On October 4, 2005, the Rangers announced that John Hart was stepping aside as general manager of the franchise, and that Jon Daniels was being promoted from assistant general manager to general manager. Daniels, at 28 years and one month, was the youngest general manager in Major League history. However, Hart remained with the club as a "special consultant", thus giving rise to media speculation that Daniels would be little more than a "yes man" for Hart.

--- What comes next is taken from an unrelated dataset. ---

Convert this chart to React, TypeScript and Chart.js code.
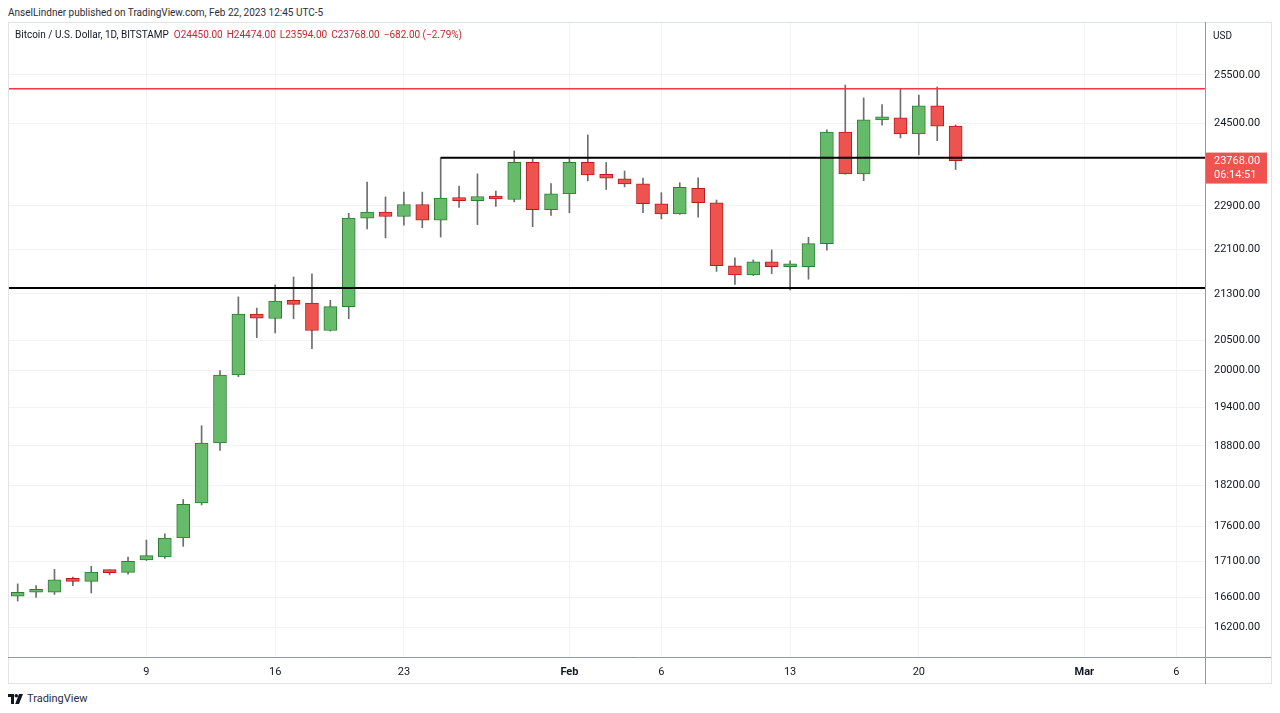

In any case, Daniels and the Rangers front office were very active in the 2005–2006 offseason. Alfonso Soriano, who had often been mentioned in trade speculation, was finally dealt to the Nationals for outfielders Brad Wilkerson and Terrmel Sledge. The Rangers then began making moves to acquire the pitching help that they have long sought. The Rangers acquired starter Vicente Padilla from the Philadelphia Phillies in exchange for Ricardo Rodriguez and acquired San Diego Padres pitchers Adam Eaton and Akinori Otsuka in exchange for Chris Young, Adrian Gonzalez, and Sledge. Finally, they signed free agent starter Kevin Millwood to a five-year contract worth US$60 million. The Rangers were also mentioned in speculation as a possible destination for Roger Clemens, who was not offered salary arbitration by the Houston Astros. However, Clemens eventually decided to sign with the Astros and appeared in his first game for Houston on June 22.

2006

The Rangers 2006 season ended with a disappointing 80–82 record and a third-place finish in the American League West. The team contended for the first half of the season with the pitching staff showing some improvement. However, the team proved unable to keep pace with the surging Oakland Athletics in the second half of the year, and fell out of contention in September.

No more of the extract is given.